Weekly news magazine in Italy (1939–1976)

Tempo (Time) was an illustrated weekly news magazine published in Milan, Italy, between 1939 and 1976 with a temporary interruption during World War II.

==History and profile==
Tempo was first published on 9 June 1939, being the first full colour illustrated Italian magazine. It was subtitled as Settimanale di politica, informazione, letteratura e arte (Political, informational, literary and art weekly). The founding company was Mondadori. The magazine was modelled on the American magazines Life and Newsweek.

The headquarters of Tempo was in Milan. By 1942 The magazine had editions published in eight different languages, including Albanian, Croatian, French, Greek, Rumanian, Spanish, German and Hungarian. The German edition existed between 1940 and 1943 and was also published by Mondadori.
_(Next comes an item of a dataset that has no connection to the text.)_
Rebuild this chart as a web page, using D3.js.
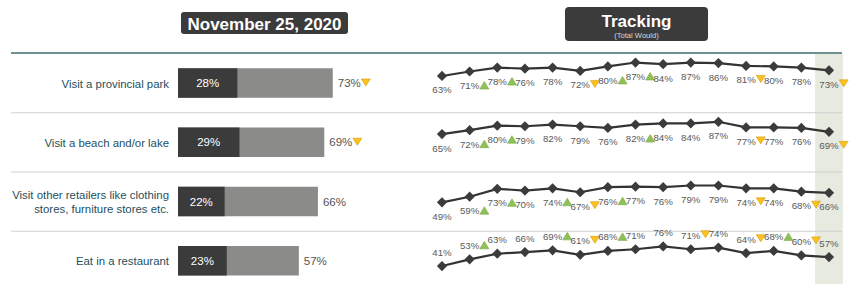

On 8 September 1943 Tempo stopped publication following the occupation of northern Italy by German army during World War II. Mondadori sold the magazine to Aldo Palazzi in 1946. Then the magazine was relaunched and was both owned and published by Palazzi. During this period it held a centrist political stance. In the 1950s Tempo was less sentimental and adopted a progressive and secular political stance.
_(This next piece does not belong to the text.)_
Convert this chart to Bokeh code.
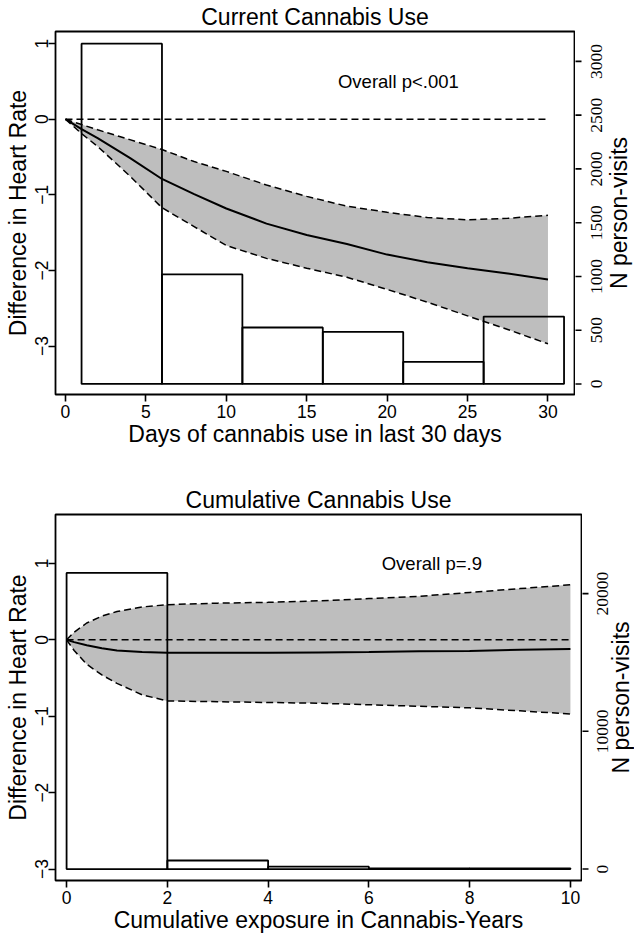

Tempo sold 500,000 copies in 1955 making it one of the most read magazines in Italy. In the 1960s the magazine frequently carried political and news articles with moderate and conservative tones. In 1976 the magazine ceased publication.

==Editors and contributors==
Tempo was edited by Alberto Mondadori, son of Arnoldo Mondadori. Indro Montanelli was the first editor-in-chief of the magazine. From its start in 1939 to September 1943 Bruno Munari served as the art director for the magazine and for another Mondadori title, Grazia. The early contributors for Tempo were Massimo Bontempelli, Curzio Malaparte, Lamberti Sorrentino, and Salvatore Quasimodo. In the late 1960s Pier Paolo Pasolini was the editor of an advice column named Il caos (Italian: Chaos). The magazine also included the work by photographers John Philiphs who previously worked for Life, and Federico Patellani.

==Content==
Major sections of the magazine included politics, news, literature and art. Although it was modeled on Life, unlike it Tempo covered much more political topics.
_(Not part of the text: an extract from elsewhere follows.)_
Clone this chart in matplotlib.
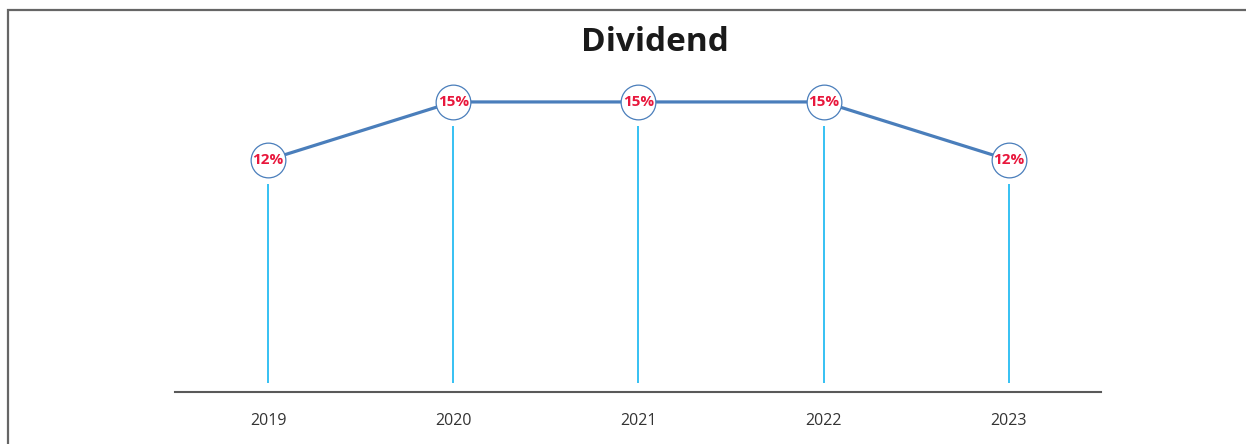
import matplotlib.pyplot as plt
from matplotlib.patches import Rectangle

years = ['2019', '2020', '2021', '2022', '2023']
dividend = [12, 15, 15, 15, 12]
labels = ['12%', '15%', '15%', '15%', '12%']

plt.rcParams['font.family'] = ['Open Sans', 'DejaVu Sans']

fig = plt.figure(figsize=(12.46, 4.44), dpi=100)
ax = fig.add_axes([0.1408, 0.1171, 0.7432, 0.7478])

x = list(range(len(years)))

# 垂直引线
ax.vlines(x, 0.45, [v - 1.25 for v in dividend], color='#00b0f0', linewidth=1.1, zorder=1)

# 折线 + 圆圈
ax.plot(x, dividend, color='#4a7ebb', linewidth=2.3, zorder=2)
ax.plot(x, dividend, linestyle='none', marker='o', markersize=25,
        markerfacecolor='white', markeredgecolor='#4a7ebb', markeredgewidth=0.9, zorder=3)

for xi, v, lab in zip(x, dividend, labels):
    ax.text(xi, v, lab, ha='center', va='center', color='#e8173c',
            fontsize=11, fontweight='bold', zorder=4)

ax.set_xlim(-0.5, len(years) - 0.5)
ax.set_ylim(0, 17.17)
ax.set_xticks(x)
ax.set_xticklabels(years, fontsize=11.5, color='#333333')
ax.tick_params(axis='x', length=0, pad=15)
ax.set_yticks([])
for s in ['top', 'right', 'left']:
    ax.spines[s].set_visible(False)
ax.spines['bottom'].set_color('#595959')
ax.spines['bottom'].set_linewidth(1.5)

fig.text(0.526, 0.905, 'Dividend', ha='center', va='center', fontsize=24,
         fontweight='bold', color='#1a1a1a')

# 外框
fig.patches.append(Rectangle((8 / 1246, -0.1), 1.2, 1.1 - 10.5 / 444,
                             transform=fig.transFigure, fill=False,
                             edgecolor='#666666', linewidth=1.6))

fig.savefig('out.png', dpi=100)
The cover of its 22nd issue (dated 16–22 June 1946) became the symbol of the freshly-proclaimed Italian Republic. The photo, taken by the magazine's photographer Federico Patellani (1911–1977), features a smiling young woman holding an issue of Corriere della Sera newspaper with the headline "È nata la repubblica Italiana" (Italian: The Italian republic is born), with her head sticking out through the newspaper. The woman was identified in 2016 as Anna Iberti (1922–1997), who at the time worked as a clerk in administration in the socialist newspaper Avanti!.